Living with Gods
Jessica Juckes, ITP Assistant
Yesterday evening, I attended the Museum’s BM staff private view for colleagues of Living with gods – people, places and worlds beyond.
Living with gods is part of the fourth collaborative project between the British Museum, the BBC and Penguin Books. It builds on a Radio 4 series of 30 daily programmes over six weeks presented by former Director of the British Museum Neil MacGregor.
The exhibition explores belief as common to all human societies, and suggests that our species might be better called Homo religiosus rather than Homo sapiens. It examines how various themes – such as prayer, pilgrimage, sacrifice, light and water, birth and death, and the senses – are employed, understood or managed by diverse belief systems in connected ways.

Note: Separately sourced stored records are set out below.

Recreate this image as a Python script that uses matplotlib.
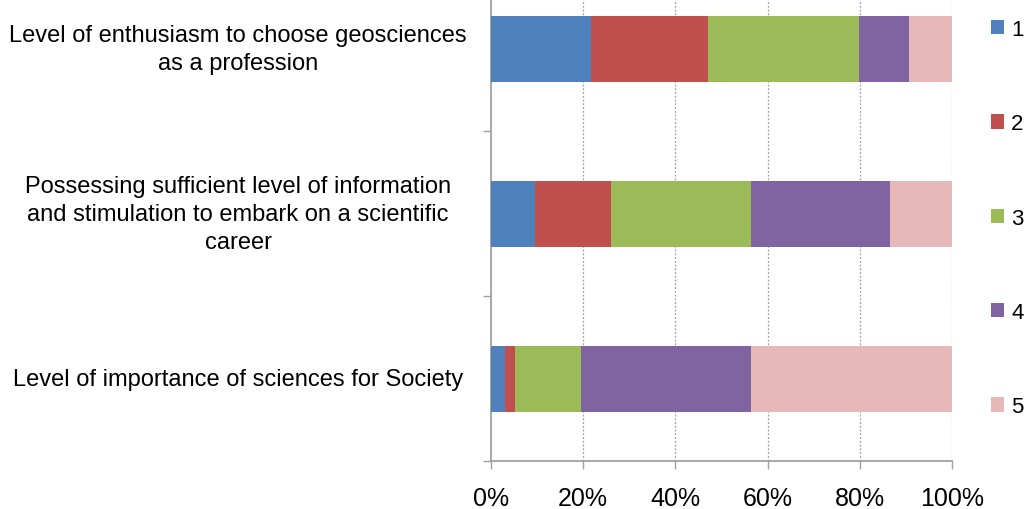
import matplotlib.pyplot as plt
import matplotlib.transforms as mtransforms
from matplotlib.patches import Patch
import numpy as np

# survey questions (top to bottom) and answer shares in percent
categories = [
    'Level of enthusiasm to choose geosciences\nas a profession',
    'Possessing sufficient level of information\nand stimulation to embark on a scientific\ncareer',
    'Level of importance of sciences for Society',
]
levels = ['1', '2', '3', '4', '5']
share_1 = [21.8, 9.6, 3.0]
share_2 = [25.3, 16.4, 2.2]
share_3 = [32.8, 30.3, 14.4]
share_4 = [10.8, 30.3, 36.7]
share_5 = [9.3, 13.4, 43.7]
x_ticks = [0, 20, 40, 60, 80, 100]

colors = ['#4F81BD', '#C0504D', '#9BBB59', '#8064A2', '#E6B8B7']
plt.rcParams['font.family'] = ['Liberation Sans', 'DejaVu Sans']

fig = plt.figure(figsize=(10.26, 5.10), dpi=100)
ax = fig.add_axes([491 / 1026, 48 / 510, 461 / 1026, 494.5 / 510])

y = np.arange(len(categories))
left = np.zeros(len(categories))
for vals, col, lab in zip([share_1, share_2, share_3, share_4, share_5], colors, levels):
    ax.barh(y, vals, left=left, height=0.4, color=col, label=lab, zorder=3)
    left += np.array(vals)

ax.set_xlim(0, 100)
ax.set_ylim(2.5, -0.5)

ax.set_xticks(x_ticks)
ax.set_xticklabels([f'{t}%' for t in x_ticks], fontsize=18)
ax.tick_params(axis='x', direction='out', length=6, width=1, color='#A0A0A0', pad=12)

ax.set_yticks([])
ax.set_yticks([0.5, 1.5, 2.5], minor=True)
ax.tick_params(axis='y', which='minor', direction='out', length=6, width=1, color='#A0A0A0')

for xv in x_ticks[1:]:
    ax.axvline(xv, color='#A0A0A0', linestyle=(0, (1.5, 1.5)), linewidth=0.9, zorder=1)

for side in ['top', 'right']:
    ax.spines[side].set_visible(False)
for side in ['left', 'bottom']:
    ax.spines[side].set_color('#A0A0A0')
    ax.spines[side].set_linewidth(1.3)

trans = mtransforms.blended_transform_factory(fig.transFigure, ax.transData)
for yi, cat in zip(y, categories):
    ax.text(238 / 1026, yi, cat, transform=trans, ha='center', va='center',
            multialignment='center', fontsize=17, linespacing=1.36)

handles = [Patch(facecolor=c, edgecolor='none') for c in colors]
fig.legend(handles, levels, loc='upper left', bbox_to_anchor=(991 / 1026, 1.0 - 20 / 510),
           frameon=False, fontsize=16, handlelength=0.6, handleheight=0.6,
           handletextpad=0.3, labelspacing=3.3, borderaxespad=0, borderpad=0)

fig.savefig('out.png', dpi=100)
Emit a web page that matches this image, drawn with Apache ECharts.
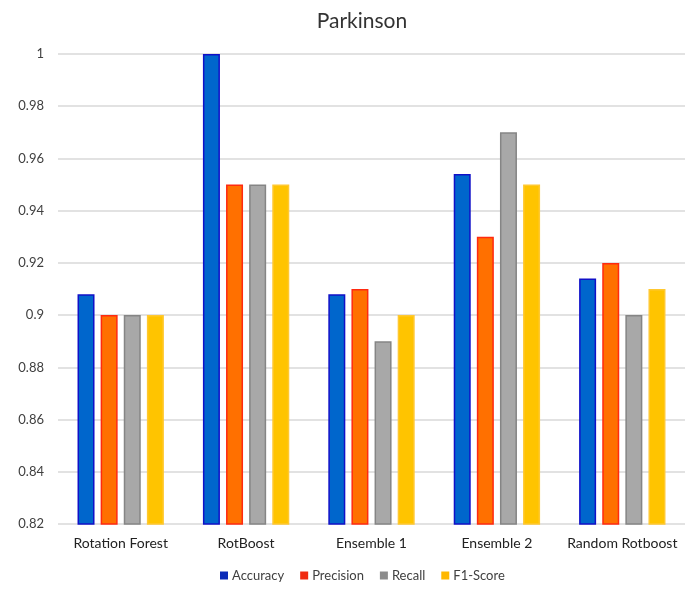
<!DOCTYPE html>
<html>
<head>
<meta charset="utf-8">
<script src="https://cdn.jsdelivr.net/npm/echarts@6/dist/echarts.min.js"></script>
<style>
  html, body { margin: 0; padding: 0; background: #fff; }
  #chart { width: 685px; height: 590px; }
</style>
</head>
<body>
<div id="chart"></div>
<script>
// Classifier comparison on the Parkinson dataset
const categories = ['Rotation Forest', 'RotBoost', 'Ensemble 1', 'Ensemble 2', 'Random Rotboost'];
const accuracy  = [0.908, 1.00, 0.908, 0.954, 0.914];
const precision = [0.90, 0.95, 0.91, 0.93, 0.92];
const recall    = [0.90, 0.95, 0.89, 0.97, 0.90];
const f1Score   = [0.90, 0.95, 0.90, 0.95, 0.91];
const yTicks = { min: 0.82, max: 1, step: 0.02 };

const FONT = 'Lato, "Open Sans", sans-serif';

const seriesDefs = [
  { name: 'Accuracy',  data: accuracy,  fill: '#0066CC', edge: '#1010C8', legend: '#0A2AB8' },
  { name: 'Precision', data: precision, fill: '#FF7000', edge: '#FF2A10', legend: '#F02A10' },
  { name: 'Recall',    data: recall,    fill: '#A8A8A8', edge: '#858585', legend: '#8C8C8C' },
  { name: 'F1-Score',  data: f1Score,   fill: '#FFC400', edge: '#FFC830', legend: '#FFB800' }
];

const chart = echarts.init(document.getElementById('chart'), null, { renderer: 'canvas' });

chart.setOption({
  backgroundColor: '#ffffff',
  animation: false,
  title: {
    text: 'Parkinson',
    left: 357, top: 6, textAlign: 'center',
    textStyle: { fontFamily: FONT, fontSize: 21, fontWeight: 'normal', color: '#333' }
  },
  legend: {
    bottom: 3, left: 215,
    icon: 'rect', itemWidth: 8, itemHeight: 8, itemGap: 16,
    textStyle: { fontFamily: FONT, fontSize: 13, color: '#404040', padding: [0, 0, 0, -1] },
    data: seriesDefs.map(s => ({ name: s.name, itemStyle: { color: s.legend, borderWidth: 0 } }))
  },
  grid: { left: 58, width: 632, top: 54, bottom: 66 },
  xAxis: {
    type: 'category', data: categories,
    axisLine: { show: false }, axisTick: { show: false },
    axisLabel: { interval: 0, fontFamily: FONT, fontSize: 14, color: '#222', margin: 12 }
  },
  yAxis: {
    type: 'value', min: yTicks.min, max: yTicks.max, interval: yTicks.step,
    axisLine: { show: false }, axisTick: { show: false },
    axisLabel: { fontFamily: FONT, fontSize: 13, color: '#404040', margin: 14 },
    splitLine: { lineStyle: { color: '#D9D9D9', width: 1.5 } }
  },
  series: seriesDefs.map(s => ({
    name: s.name,
    type: 'bar',
    data: s.data,
    barWidth: 17,
    barGap: '36%',
    itemStyle: { color: s.fill, borderColor: s.edge, borderWidth: 1.5 }
  }))
});
</script>
</body>
</html>
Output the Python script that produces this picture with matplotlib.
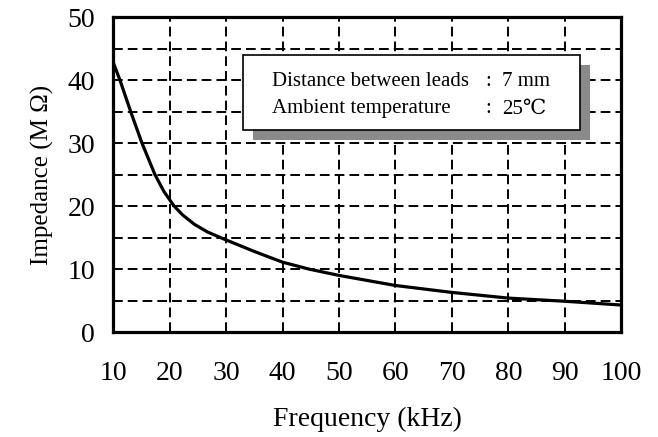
import numpy as np
import matplotlib
matplotlib.use("Agg")
import matplotlib.pyplot as plt
from matplotlib.patches import Rectangle

# values
freq_khz = [10, 11.2, 13.1, 15.1, 17.4, 19.0, 20.8, 22.3, 24.4, 26.7, 29.0,
            35, 40, 44.7, 50, 60, 70, 80, 90, 100]
impedance_mohm = [42.8, 40, 35, 30, 25, 22.3, 20, 18.6, 17.1, 15.9, 15.0,
                  12.8, 11.1, 10, 9.0, 7.4, 6.3, 5.4, 4.9, 4.3]

x_ticks = [10, 20, 30, 40, 50, 60, 70, 80, 90, 100]
y_ticks = [0, 10, 20, 30, 40, 50]
y_minor = [5, 15, 25, 35, 45]

note_keys = ["Distance between leads", "Ambient temperature"]
note_vals = ["7 mm", "25\u2103"]

plt.rcParams["font.family"] = ["Liberation Serif", "DejaVu Serif", "DejaVu Sans", "Noto Sans CJK JP"]

fig = plt.figure(figsize=(6.58, 4.37), dpi=100)
ax = fig.add_axes([0.172, 0.240, 0.772, 0.721])

ax.plot(freq_khz, impedance_mohm, color="black", lw=2.3, solid_capstyle="round",
        solid_joinstyle="round", zorder=3)

ax.set_xlim(10, 100)
ax.set_ylim(0, 50)
ax.set_xticks(x_ticks)
ax.set_yticks(y_ticks)
ax.set_yticks(y_minor, minor=True)
ax.tick_params(axis="both", which="both", length=0, labelsize=20)
ax.tick_params(axis="x", pad=21)
ax.tick_params(axis="y", pad=13)
ax.grid(True, which="both", color="black", lw=1.4, linestyle=(0, (5, 2.6)))
ax.set_axisbelow(True)

for sp in ax.spines.values():
    sp.set_linewidth(2.3)

ax.set_xlabel("Frequency (kHz)", fontsize=20, labelpad=15)
ax.set_ylabel("Impedance (M \u03a9)", fontsize=18, labelpad=10)

# condition box with grey drop shadow
shadow = Rectangle((34.8, 30.5), 59.7, 11.9, facecolor="#8a8a8a", edgecolor="none", zorder=4)
box = Rectangle((33.0, 32.1), 59.7, 11.9, facecolor="white", edgecolor="black", lw=1.2, zorder=5)
ax.add_patch(shadow)
ax.add_patch(box)

for i, (k, v) in enumerate(zip(note_keys, note_vals)):
    yy = 39.0 - 4.3 * i
    ax.text(38.2, yy, k, fontsize=15, va="baseline", ha="left", zorder=6)
    ax.text(75.9, yy, ":", fontsize=15, va="baseline", ha="left", zorder=6)
    ax.text(78.9, yy, v, fontsize=15, va="baseline", ha="left", zorder=6)

fig.savefig("out.png", dpi=100)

The first object we see is the Lion Man – a 40,000-year-old mammoth ivory sculpture with a lion’s upper body and man’s lower body. It is the oldest known image of a supernatural being, and our earliest evidence of religious belief. Have a look at some of the other highlight objects on the British Museum’s blog here.
My favourite object:
Painted and gilded ivory sculpture of St Margaret of Antioch, rising from the dragon’s stomach, France, 1325-50. The (apocryphal) story goes that St Margaret was swallowed by the devil in the form of a dragon, but used her Christian cross to stab at his insides until he coughed her up, complete and alive. Because of this story, she was made the patron saint of women in childbirth, which suggests something interesting about attitudes to women’s bodies and their powers of creating life! There is a fantastic painting of St Margaret and the dragon by Zurbaran in the National Gallery in London.
Of course, yesterday was also #museumselfieday and my invited friend and I made the most of the privileged out-of-hours access to get a couple of shots!